Consequently, image quality was rated highest for the IM-w FSE sequence at 3.0 T and lowest at 7.0 T. An increase in image quality was observed for the FIESTA-C and SPGR sequence when conducted at 7.0 T. We conclude that this is caused by a simultaneous increase of SNR and CNR in these sequences at UHF, which results in a better delineation of the cartilage borders. In addition, the FIESTA-C sequence has a high cartilage-to-fluid contrast and cartilage lesions appear as filling defects at the cartilage surface. Together with the increased SNR and CNR, we believe this is the cause for yielding a higher amount of “definitely a lesion”-ratings when conducted at 7.0 T. According to previously published results [3, 7], the SPGR sequence had the lowest confidence levels for diagnosing cartilage lesions and BMEP at both field strengths. The bright appearance of the cartilage signal, which well demarcates the bone–cartilage interface and—to a remarkably lower extent—the synovial fluid, makes this sequence more suitable for segmentation algorithms to determine cartilage volume and thickness [23].

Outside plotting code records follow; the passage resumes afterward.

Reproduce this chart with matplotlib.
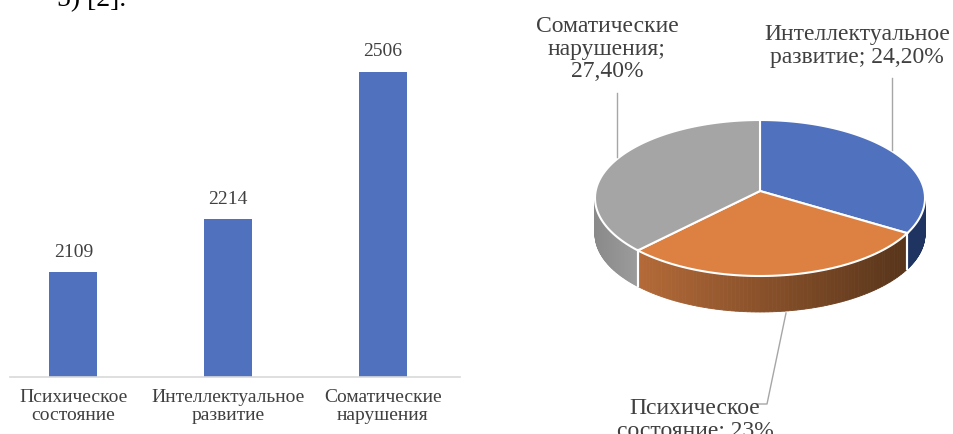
import numpy as np
import matplotlib.pyplot as plt
from matplotlib.patches import Polygon
from matplotlib.colors import to_rgb

plt.rcParams['font.family'] = ['Liberation Serif', 'DejaVu Serif']

# bar chart data
categories = ['Психическое\nсостояние', 'Интеллектуальное\nразвитие', 'Соматические\nнарушения']
counts = [2109, 2214, 2506]

# pie chart data (clockwise from 12 o'clock)
pie_labels = ['Интеллектуальное\nразвитие; 24,20%', 'Психическое\nсостояние: 23%',
              'Соматические\nнарушения;\n27,40%']
pie_shares = [24.2, 23.0, 27.4]
pie_colors = ['#4f71be', '#dd8143', '#a5a5a5']
side_left = ['#1f3461', '#b46a38', '#8a8a8a']
side_right = ['#1f3461', '#57341a', '#9c9c9c']

text_col = '#404040'

fig = plt.figure(figsize=(9.54, 4.34), dpi=100)

# ---- bar chart ----
ax = fig.add_axes([10 / 954, 57 / 434, 450 / 954, 337 / 434])
x = np.arange(len(categories))
bars = ax.bar(x, counts, width=0.31, color='#4f71be')
ax.set_ylim(1900, 1900 + 337 / 0.504)
ax.set_xlim(-0.41, 2.5)
for s in ['top', 'right', 'left']:
    ax.spines[s].set_visible(False)
ax.spines['bottom'].set_color('#d9d9d9')
ax.spines['bottom'].set_linewidth(1.2)
ax.set_yticks([])
ax.set_xticks(x, categories, fontsize=14, color=text_col, linespacing=1.05)
ax.tick_params(axis='x', length=0, pad=9)
for b, v in zip(bars, counts):
    ax.annotate(str(v), (b.get_x() + b.get_width() / 2, v), xytext=(0, 8),
                textcoords='offset points', ha='center', va='bottom',
                fontsize=14, color=text_col)

fig.text(57 / 954, 1 - 6 / 434, '5) [2].', fontsize=20, color='black',
         va='baseline', ha='left')

# ---- 3D-looking pie, drawn in pixel coordinates ----
pa = fig.add_axes([0, 0, 1, 1])
pa.set_xlim(0, 954)
pa.set_ylim(0, 434)
pa.axis('off')

cx, cy, rx, ry, depth = 760, 236, 165, 78, 36
apex = (cx, cy + 7)


def pt(t):
    r = np.radians(t)
    return cx + rx * np.cos(r), cy + ry * np.sin(r)


fr = np.array(pie_shares) / sum(pie_shares)
spans = []
start = 90.0
for f in fr:
    end = start - 360 * f
    spans.append((start, end))
    start = end

# side walls (front half only)
for (a0, a1), cl, cr in zip(spans, side_left, side_right):
    hi, lo = min(a0, 0), max(a1, -180)
    if hi <= lo:
        continue
    ts = np.linspace(hi, lo, 80)
    xs = [pt(t)[0] for t in ts]
    xmin, xmax = min(xs), max(xs)
    c0, c1 = np.array(to_rgb(cl)), np.array(to_rgb(cr))
    for t0, t1 in zip(ts[:-1], ts[1:]):
        p0, p1 = pt(t0), pt(t1)
        k = ((p0[0] + p1[0]) / 2 - xmin) / max(xmax - xmin, 1)
        col = c0 + (c1 - c0) * k
        pa.add_patch(Polygon([p0, p1, (p1[0], p1[1] - depth), (p0[0], p0[1] - depth)],
                             closed=True, facecolor=col, edgecolor=col, lw=0.6))
    for t in (a0, a1):
        if -180 < t < 0:
            px, py = pt(t)
            pa.plot([px, px], [py, py - depth], color='white', lw=1.5)

# top faces
for (a0, a1), col in zip(spans, pie_colors):
    ts = np.linspace(a0, a1, 120)
    pts = [apex] + [pt(t) for t in ts]
    pa.add_patch(Polygon(pts, closed=True, facecolor=col, edgecolor='white', lw=1.5))

# labels and leader lines
lead = '#a6a6a6'
fs = 17
pa.text(857, 388, pie_labels[0], ha='center', va='center', fontsize=fs,
        color=text_col, linespacing=1.12)
pa.plot([892, 892], [356, 284], color=lead, lw=1)

pa.text(607, 385, pie_labels[2], ha='center', va='center', fontsize=fs,
        color=text_col, linespacing=1.12)
pa.plot([617, 617], [341, 277], color=lead, lw=1)

pa.text(695, 14, pie_labels[1], ha='center', va='center', fontsize=fs,
        color=text_col, linespacing=1.12)
pa.plot([786, 767, 756], [121, 30, 30], color=lead, lw=1)

fig.savefig('out.png', dpi=100)
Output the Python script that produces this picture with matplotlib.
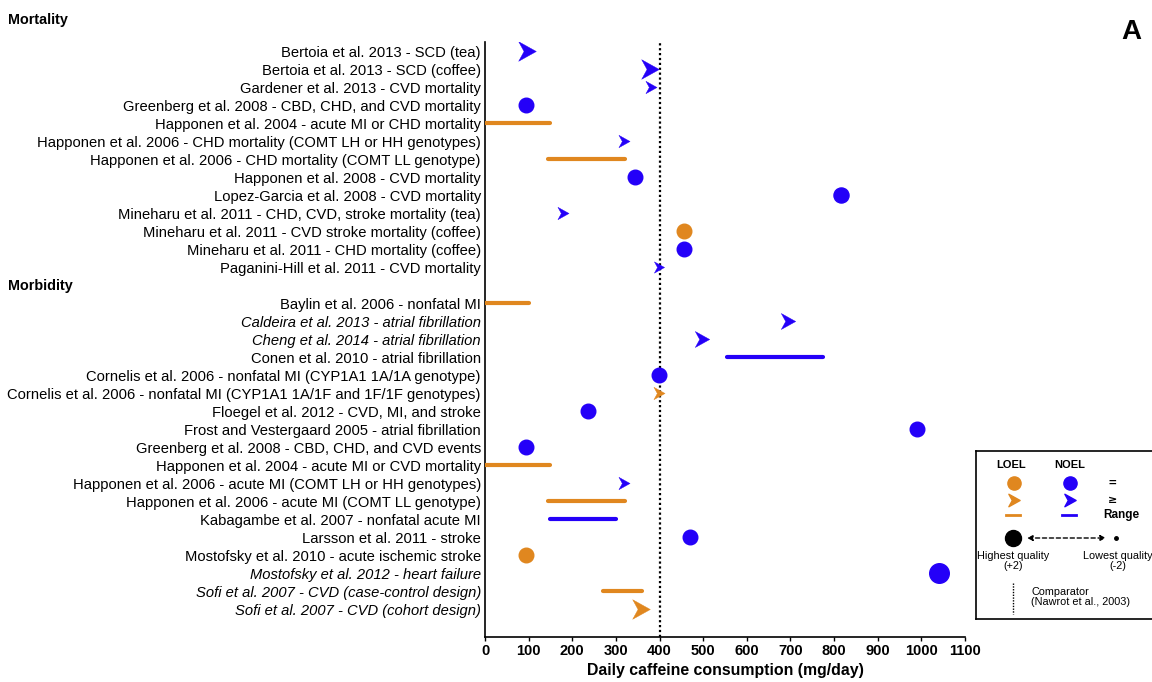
import matplotlib
matplotlib.use("Agg")
import matplotlib.pyplot as plt
from matplotlib.path import Path
from matplotlib.transforms import blended_transform_factory
import numpy as np

plt.rcParams['font.family'] = ['Liberation Sans', 'DejaVu Sans']

# ---------------- data ----------------
mortality_labels = [
    "Bertoia et al. 2013 - SCD (tea)",
    "Bertoia et al. 2013 - SCD (coffee)",
    "Gardener et al. 2013 - CVD mortality",
    "Greenberg et al. 2008 - CBD, CHD, and CVD mortality",
    "Happonen et al. 2004 - acute MI or CHD mortality",
    "Happonen et al. 2006 - CHD mortality (COMT LH or HH genotypes)",
    "Happonen et al. 2006 - CHD mortality (COMT LL genotype)",
    "Happonen et al. 2008 - CVD mortality",
    "Lopez-Garcia et al. 2008 - CVD mortality",
    "Mineharu et al. 2011 - CHD, CVD, stroke mortality (tea)",
    "Mineharu et al. 2011 - CVD stroke mortality (coffee)",
    "Mineharu et al. 2011 - CHD mortality (coffee)",
    "Paganini-Hill et al. 2011 - CVD mortality",
]
mortality_low = [96, 378, 380, 94, 0, 318, 145, 344, 815, 178, 455, 455, 398]
mortality_high = [None, None, None, None, 150, None, 320, None, None, None, None, None, None]
mortality_mark = ["arrow", "arrow", "arrow", "dot", "range", "arrow", "range", "dot", "dot",
                  "arrow", "dot", "dot", "arrow"]
mortality_level = ["NOEL", "NOEL", "NOEL", "NOEL", "LOEL", "NOEL", "LOEL", "NOEL", "NOEL",
                   "NOEL", "LOEL", "NOEL", "NOEL"]
mortality_quality = [1, 1, -1, 0, 0, -1, 0, 0, 0.2, -1, 0, 0, -1.3]
mortality_italic = [False] * 13

morbidity_labels = [
    "Baylin et al. 2006 - nonfatal MI",
    "Caldeira et al. 2013 - atrial fibrillation",
    "Cheng et al. 2014 - atrial fibrillation",
    "Conen et al. 2010 - atrial fibrillation",
    "Cornelis et al. 2006 - nonfatal MI (CYP1A1 1A/1A genotype)",
    "Cornelis et al. 2006 - nonfatal MI (CYP1A1 1A/1F and 1F/1F genotypes)",
    "Floegel et al. 2012 - CVD, MI, and stroke",
    "Frost and Vestergaard 2005 - atrial fibrillation",
    "Greenberg et al. 2008 - CBD, CHD, and CVD events",
    "Happonen et al. 2004 - acute MI or CVD mortality",
    "Happonen et al. 2006 - acute MI (COMT LH or HH genotypes)",
    "Happonen et al. 2006 - acute MI (COMT LL genotype)",
    "Kabagambe et al. 2007 - nonfatal acute MI",
    "Larsson et al. 2011 - stroke",
    "Mostofsky et al. 2010 - acute ischemic stroke",
    "Mostofsky et al. 2012 - heart failure",
    "Sofi et al. 2007 - CVD (case-control design)",
    "Sofi et al. 2007 - CVD (cohort design)",
]
morbidity_low = [0, 694, 497, 555, 398, 398, 235, 990, 93, 0, 318, 145, 150, 470, 94, 1040, 270, 358]
morbidity_high = [100, None, None, 775, None, None, None, None, None, 150, None, 320, 300,
                  None, None, None, 360, None]
morbidity_mark = ["range", "arrow", "arrow", "range", "dot", "arrow", "dot", "dot", "dot", "range",
                  "arrow", "range", "range", "dot", "dot", "dot", "range", "arrow"]
morbidity_level = ["LOEL", "NOEL", "NOEL", "NOEL", "NOEL", "LOEL", "NOEL", "NOEL", "NOEL", "LOEL",
                   "NOEL", "LOEL", "NOEL", "NOEL", "LOEL", "NOEL", "LOEL", "LOEL"]
morbidity_quality = [0, 0, 0, 0, 0, -1, 0, 0, 0, 0, -1, 0, 0, 0, 0, 2, 0, 1]
morbidity_italic = [False, True, True, False, False, False, False, False, False, False,
                    False, False, False, False, False, True, True, True]

comparator = 400
x_ticks = [0, 100, 200, 300, 400, 500, 600, 700, 800, 900, 1000, 1100]

# ---------------- styles ----------------
COLORS = {"LOEL": "#E0871F", "NOEL": "#2400F8"}
arrow_marker = Path([(0.9, 0), (-0.9, 1), (-0.35, 0), (-0.9, -1), (0.9, 0)],
                    [Path.MOVETO, Path.LINETO, Path.LINETO, Path.LINETO, Path.CLOSEPOLY])

def dot_size(q):
    return 10.5 + 1.8 * q

def arrow_size(q):
    return 11.5 + 2.6 * q

W, H = 1152, 682
fig = plt.figure(figsize=(W / 100, H / 100), dpi=100)
ax = fig.add_axes([485 / W, (H - 637) / H, 480 / W, (637 - 42) / H])

labels = mortality_labels + morbidity_labels
lows = mortality_low + morbidity_low
highs = mortality_high + morbidity_high
marks = mortality_mark + morbidity_mark
levels = mortality_level + morbidity_level
quals = mortality_quality + morbidity_quality
italics = mortality_italic + morbidity_italic
ypos = list(range(len(mortality_labels))) + \
    [len(mortality_labels) + 1 + i for i in range(len(morbidity_labels))]

ax.axvline(comparator, color="black", linestyle=(0, (1, 1.2)), lw=1.6, zorder=1)

for y, lo, hi, m, lev, q in zip(ypos, lows, highs, marks, levels, quals):
    c = COLORS[lev]
    if m == "range":
        ax.plot([lo, hi], [y, y], color=c, lw=3, solid_capstyle="round", zorder=3)
    elif m == "dot":
        ax.plot(lo, y, marker="o", ms=dot_size(q), color=c, mec=c, zorder=3)
    else:
        ax.plot(lo, y, marker=arrow_marker, ms=arrow_size(q), color=c, mec=c, mew=0.3, zorder=3)

ax.set_xlim(0, 1100)
ax.set_ylim(32.55, -0.5)
ax.set_xticks(x_ticks)
ax.set_xticklabels([str(t) for t in x_ticks], fontsize=10.5, fontweight="bold")
ax.set_yticks(ypos)
ax.set_yticklabels(labels, fontsize=10.6)
for tl, it in zip(ax.get_yticklabels(), italics):
    if it:
        tl.set_fontstyle("italic")
ax.tick_params(axis="y", length=0, pad=3)
ax.tick_params(axis="x", length=3, width=1, pad=2)
for s in ["top", "right"]:
    ax.spines[s].set_visible(False)
for s in ["left", "bottom"]:
    ax.spines[s].set_linewidth(1.2)
ax.set_xlabel("Daily caffeine consumption (mg/day)", fontsize=11.4, fontweight="bold", labelpad=4)

tr = blended_transform_factory(fig.transFigure, ax.transData)
ax.text(8 / W, -1.72, "Mortality", transform=tr, fontsize=10.4, fontweight="bold",
        ha="left", va="center")
ax.text(8 / W, 13.05, "Morbidity", transform=tr, fontsize=10.4, fontweight="bold",
        ha="left", va="center")

fig.text(1131 / W, 1 - 32 / H, "A", fontsize=20, fontweight="bold", ha="center", va="center")

# ---------------- legend box (pixel coordinates) ----------------
lx0, lx1, ly0, ly1 = 976, 1154, 451, 619
lg = fig.add_axes([lx0 / W, (H - ly1) / H, (lx1 - lx0) / W, (ly1 - ly0) / H])
lg.set_xlim(lx0, lx1)
lg.set_ylim(ly1, ly0)
lg.set_xticks([])
lg.set_yticks([])
for s in lg.spines.values():
    s.set_linewidth(1.2)

lg.text(1011, 465, "LOEL", fontsize=8, fontweight="bold", ha="center", va="center")
lg.text(1070, 465, "NOEL", fontsize=8, fontweight="bold", ha="center", va="center")
lg.plot(1014, 483, marker="o", ms=9.5, color=COLORS["LOEL"])
lg.plot(1070, 483, marker="o", ms=9.5, color=COLORS["NOEL"])
lg.text(1112, 484, "=", fontsize=9.5, fontweight="bold", ha="center", va="center")
lg.plot(1014, 500, marker=arrow_marker, ms=9, color=COLORS["LOEL"])
lg.plot(1070, 500, marker=arrow_marker, ms=9, color=COLORS["NOEL"])
lg.text(1113, 500, "≥", fontsize=8, fontweight="bold", ha="center", va="center",
        family=['DejaVu Sans'])
lg.plot([1006, 1020], [515, 515], color=COLORS["LOEL"], lw=2)
lg.plot([1062, 1076], [515, 515], color=COLORS["NOEL"], lw=2)
lg.text(1103, 515, "Range", fontsize=8.5, fontweight="bold", ha="left", va="center")
lg.plot(1013, 538, marker="o", ms=11.5, color="black")
lg.annotate("", xy=(1106, 538), xytext=(1027, 538),
            arrowprops=dict(arrowstyle="<|-|>", linestyle=(0, (3, 2)), lw=1, color="black",
                            mutation_scale=8, shrinkA=0, shrinkB=0))
lg.plot(1116, 538, marker="o", ms=2.5, color="black")
lg.text(1013, 561, "Highest quality\n(+2)", fontsize=7.8, ha="center", va="center",
        linespacing=1.0)
lg.text(1118, 561, "Lowest quality\n(-2)", fontsize=7.8, ha="center", va="center",
        linespacing=1.0)
lg.plot([1013, 1013], [583, 614], color="black", lw=1, linestyle=(0, (1, 1)))
lg.text(1031, 597, "Comparator\n(Nawrot et al., 2003)", fontsize=7.8, ha="left", va="center",
        linespacing=1.05)

fig.savefig("out.png", dpi=100)
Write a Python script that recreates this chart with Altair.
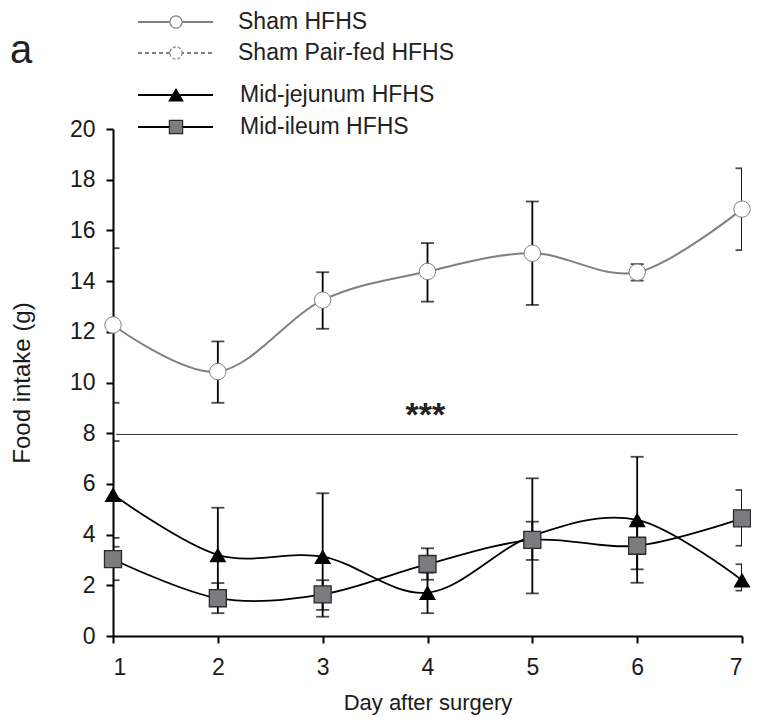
import altair as alt
import pandas as pd

# ---- data ----
days = [1, 2, 3, 4, 5, 6, 7]

sham_mean = [12.27, 10.43, 13.25, 14.38, 15.10, 14.35, 16.84]
sham_hi   = [15.30, 11.62, 14.35, 15.50, 17.14, 14.67, 18.45]
sham_lo   = [9.20, 9.20, 12.12, 13.19, 13.06, 14.02, 15.22]

jej_mean = [5.58, 3.20, 3.13, 1.71, 3.95, 4.58, 2.20]
jej_hi   = [7.69, 5.06, 5.63, 2.50, 6.22, 7.07, 2.83]
jej_lo   = [3.52, 1.34, 0.76, 0.90, 1.68, 2.10, 1.79]

ile_mean = [3.03, 1.49, 1.64, 2.84, 3.79, 3.56, 4.64]
ile_hi   = [3.87, 2.09, 2.20, 3.46, 4.51, 4.49, 5.76]
ile_lo   = [2.20, 0.90, 1.03, 2.22, 3.00, 2.63, 3.56]

sig_x = [1.03, 6.96]
sig_y = 7.95
star_x = 3.98
star_y = 8.3
star_label = "***"

legend_names = ["Sham HFHS", "Sham Pair-fed HFHS", "Mid-jejunum HFHS", "Mid-ileum HFHS"]

x_ticks = [1, 2, 3, 4, 5, 6, 7]
y_ticks = [0, 2, 4, 6, 8, 10, 12, 14, 16, 18, 20]

FONT = "Liberation Sans"
GRAY = "#808080"
SQ_FILL = "#7b7b80"

def frame(mean, hi, lo):
    return pd.DataFrame({"day": days, "mean": mean, "hi": hi, "lo": lo})

sham = frame(sham_mean, sham_hi, sham_lo)
jej = frame(jej_mean, jej_hi, jej_lo)
ile = frame(ile_mean, ile_hi, ile_lo)

xs = alt.Scale(domain=[1, 7], nice=False, zero=False)
ys = alt.Scale(domain=[0, 20], nice=False)

X = alt.X("day:Q", scale=xs, axis=alt.Axis(
    values=x_ticks, format="d", title="Day after surgery",
    labelPadding=13, titlePadding=13, titleFontSize=22))
Y = alt.Y("mean:Q", scale=ys, axis=alt.Axis(
    values=y_ticks, format="d", title="Food intake (g)",
    labelPadding=11, titleX=-91, titleBaseline="middle", titleFontSize=24))


def err_layers(df):
    base = alt.Chart(df)
    rule = base.mark_rule(color="black", strokeWidth=1.8, clip=True).encode(
        x=alt.X("day:Q", scale=xs), y=alt.Y("lo:Q", scale=ys), y2="hi:Q")
    cap_hi = base.mark_tick(color="black", orient="horizontal", size=13,
                            thickness=1.8, clip=True).encode(
        x=alt.X("day:Q", scale=xs), y=alt.Y("hi:Q", scale=ys))
    cap_lo = base.mark_tick(color="black", orient="horizontal", size=13,
                            thickness=1.8, clip=True).encode(
        x=alt.X("day:Q", scale=xs), y=alt.Y("lo:Q", scale=ys))
    return [rule, cap_hi, cap_lo]


layers = []
for d in (sham, jej, ile):
    layers += err_layers(d)

# significance line and stars
sig_df = pd.DataFrame({"x": [sig_x[0]], "x2": [sig_x[1]], "y": [sig_y]})
layers.append(alt.Chart(sig_df).mark_rule(color="#333333", strokeWidth=1).encode(
    x=alt.X("x:Q", scale=xs), x2="x2:Q", y=alt.Y("y:Q", scale=ys)))
star_df = pd.DataFrame({"x": [star_x], "y": [star_y], "t": [star_label]})
layers.append(alt.Chart(star_df).mark_text(font=FONT, fontSize=34, fontWeight="bold",
                                           color="#222222", baseline="alphabetic").encode(
    x=alt.X("x:Q", scale=xs), y=alt.Y("y:Q", scale=ys), text="t:N"))

# lines
layers.append(alt.Chart(sham).mark_line(color=GRAY, strokeWidth=2, interpolate="cardinal").encode(x=X, y=Y))
layers.append(alt.Chart(jej).mark_line(color="black", strokeWidth=1.8, interpolate="cardinal").encode(x=X, y=Y))
layers.append(alt.Chart(ile).mark_line(color="black", strokeWidth=1.8, interpolate="cardinal").encode(x=X, y=Y))

# points
layers.append(alt.Chart(sham).mark_point(shape="circle", filled=True, fill="white", stroke=GRAY,
                                         strokeWidth=1, size=270, opacity=1).encode(x=X, y=Y))
layers.append(alt.Chart(jej).mark_point(shape="triangle-up", filled=True, color="black",
                                        size=290, opacity=1).encode(x=X, y=Y))
layers.append(alt.Chart(ile).mark_point(shape="square", filled=True, fill=SQ_FILL, stroke="#2a2a2a",
                                        strokeWidth=1.3, size=290, opacity=1).encode(x=X, y=Y))

# ---- manual legend (pixel positions relative to plot origin) ----
leg_rows = [-107, -76, -34, -2]
leg_styles = [
    dict(color=GRAY, dash=[1, 0], shape="circle", fill="white", stroke=GRAY, size=150, tx=125),
    dict(color=GRAY, dash=[4, 3], shape="circle", fill="white", stroke=GRAY, size=150, tx=125),
    dict(color="black", dash=[1, 0], shape="triangle-up", fill="black", stroke="black", size=185, tx=127),
    dict(color="black", dash=[1, 0], shape="square", fill=SQ_FILL, stroke="#2a2a2a", size=175, tx=127),
]
dummy = pd.DataFrame({"k": [0]})
for name, yy, st in zip(legend_names, leg_rows, leg_styles):
    layers.append(alt.Chart(dummy).mark_rule(color=st["color"], strokeWidth=1.8,
                                             strokeDash=st["dash"]).encode(
        x=alt.value(25), x2=alt.value(100), y=alt.value(yy)))
    pt_kwargs = dict(shape=st["shape"], filled=True, fill=st["fill"], stroke=st["stroke"],
                     strokeWidth=1.2, size=st["size"], opacity=1)
    if st["dash"] != [1, 0]:
        pt_kwargs["strokeDash"] = [3, 2]
    layers.append(alt.Chart(dummy).mark_point(**pt_kwargs).encode(
        x=alt.value(63), y=alt.value(yy)))
    layers.append(alt.Chart(dummy).mark_text(text=name, font=FONT, fontSize=23, color="#222222",
                                             align="left", baseline="middle").encode(
        x=alt.value(st["tx"]), y=alt.value(yy)))

layers.append(alt.Chart(dummy).mark_text(text="a", font=FONT, fontSize=40, color="#222222",
                                         align="center", baseline="middle").encode(
    x=alt.value(-92), y=alt.value(-78)))

chart = alt.layer(*layers).properties(
    width=629, height=507,
    autosize=alt.AutoSizeParams(type="none"),
    padding={"left": 105, "top": 121, "right": 9, "bottom": 81},
).configure_view(stroke=None).configure_axis(
    grid=False, domainColor="black", domainWidth=2, tickColor="black", tickWidth=2,
    tickSize=7, labelFont=FONT, labelFontSize=23, labelColor="#1a1a1a",
    titleFont=FONT, titleFontSize=22, titleColor="#1a1a1a", titleFontWeight="normal",
)

chart.save("out.html", embed_options={"renderer": "svg", "actions": False})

A limitation of this study is the low number of subjects. In addition, subjects did not undergo arthroscopy, which could be used as a reference to validate our MRI findings. However, we focused on differences of the MRI morphology when assessed with both field strengths. This was the reason why the examinations on both scanners were performed within a short period. Also, diagnostic performance in detecting cartilage abnormalities has been validated in previous studies [24, 25].

In conclusion, this study indicates that IM-w FSE sequences may be less feasible at 7.0 T than at 3.0 T for assessment of OA-induced-changes. At 7.0 T, a dramatic decrease of the performance parameters of IM-w FSE sequences was found: more artifacts, lower image quality, and lower diagnostic confidence, less effective fat saturation, and SAR limitations, which makes this sequence not yet feasible for clinical application. This is in agreement with Kraff et al. [12] who observed similar results with a turbo spin echo sequence. In contrast, SPGR and FIESTA-C sequences are well suited for imaging at 7.0 T yielding higher SNR and CNR. This may be used to enhance image spatial resolution. For SPGR sequences, this may improve the analysis of cartilage volume when assessed with manual or automatic segmentation techniques. For FIESTA-C sequences, this may also improve early detection of cartilage lesions.